En la tipología del inventor las categorías se desagregan con limpieza y están encabezadas por una hornada de pobres diablos a los que la gente mira siempre con conmiseración ya que invierten su vida en la búsqueda de cosas extraordinarias para salir de pobres. En este grupo identifico con claridad a los que buscan fórmulas para que salga pelo, a aquellos que quieren producir un bistec que sepa a lechuga y los que diseñan unas tablas en las que se puede apreciar, si se tiene el tiempo y la paciencia suficiente, el día que estaremos destinados a morir. Una vez en una fiesta conocí a un señor que no estaba ebrio ni padecía de retardo mental que invirtió dos horas en explicarme que estaba inventando una gorra que permitiría “conservar las ondas cerebrales”, un servidor, muy interesado preguntó cuál sería la razón para preservar tal patrimonio neurológico y el buen hombre respondió que con el sombrero puesto uno viviría lúcido hasta los cien años ya que nuestras ideas en lugar de perderse en el éter quedarían dentro de nuestro cerebro, en ese momento me quedé pensando que -dado que mi interlocutor no traía su sombrero- había sufrido un desagüe de las ideas que lo había dejado como estaba, por lo que decidí abstenerme de comprar el producto.
El segundo grupo es el de los hombres que tuvieron la idea pero no la prioridad. Prácticamente en cualquier familia hay una historia del tío que inventó la pluma fuente pero perdió la gloria porque fue engañado. Conozco a uno por ejemplo, que vivió convencido de que él inventó el juego del turista mundial (ése en el que el chiste era comprar Liberia) y sufrió un despojo por parte de los gringos por lo que en mudo boicot se negaba a jugarlo.

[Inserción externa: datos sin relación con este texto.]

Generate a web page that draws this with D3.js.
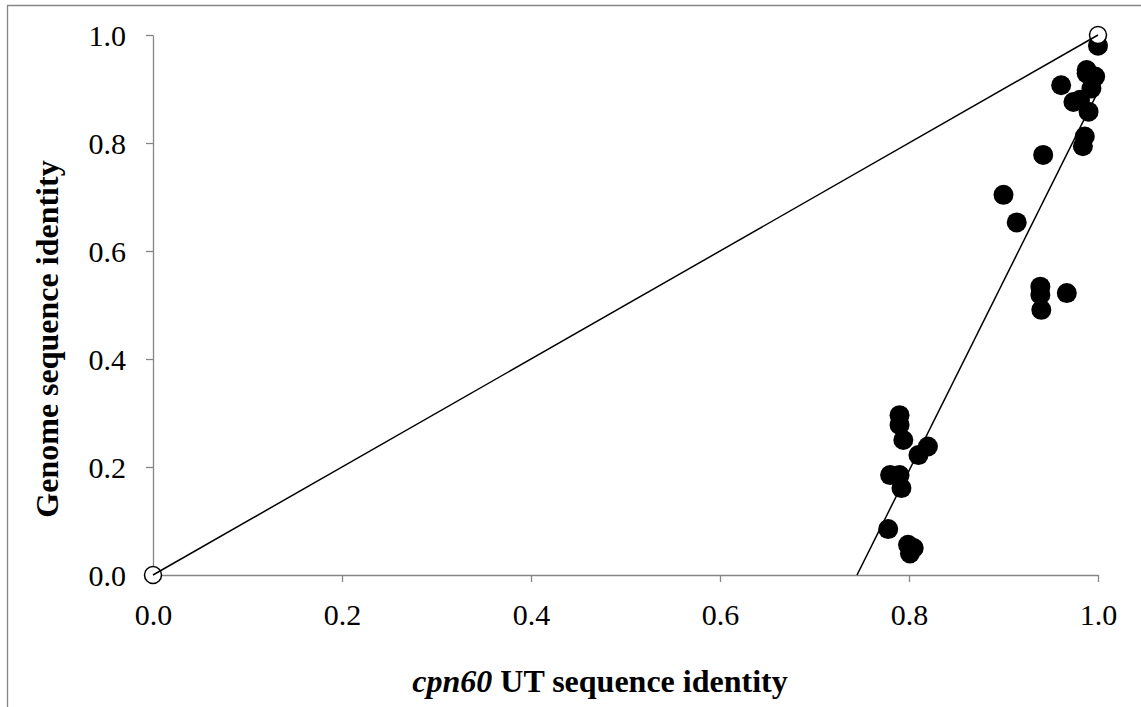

Existen otros hombres que han hecho cosas utilísimas pero anónimas. No me imagino un mundo sin clips o lo que sería la vida sin la palanca con la que se jala el excusado. Estoy convencido de que he llevado una existencia razonable gracias a la goma de borrar que se inventó para eliminar la evidencia de nuestras inconstancias y errores (por definición soy inconstante y erróneo). Supongo que sólo los familiares de estas personas saben de la valía de su pariente el inventor y me imagino a veces un destino de alcoholismo en el que un señor en la cantina les grita a todos “yo soy el padre del post it” para luego hundirse en llanto.
La última categoría es la de los finales felices y está compuesta por todo producto que a usted le suene a apellido (imaginar en este momento que le es presentado a uno el señor Firestone). En este grupo de ganadores se cuentan todos aquellos que en un cuchitril decidieron poner a prueba una idea y terminaron forrándose en millones que le dan de vivir actualmente a sus numerosos descendientes, quienes nacen, crecen, se reproducen y mueren homenajeando la memoria del abuelo (normalmente un viejo explotador) que los sacó de brujas.
El único invento que he logrado es el de una bebida con tequila que permite después de dos cañonazos la posibilidad de hablar fluidamente lenguas extranjeras, desgraciadamente aún no logro el antídoto para evitar la sensación posterior de que uno fue atropellado por un trotón de tres toneladas. Ni modo.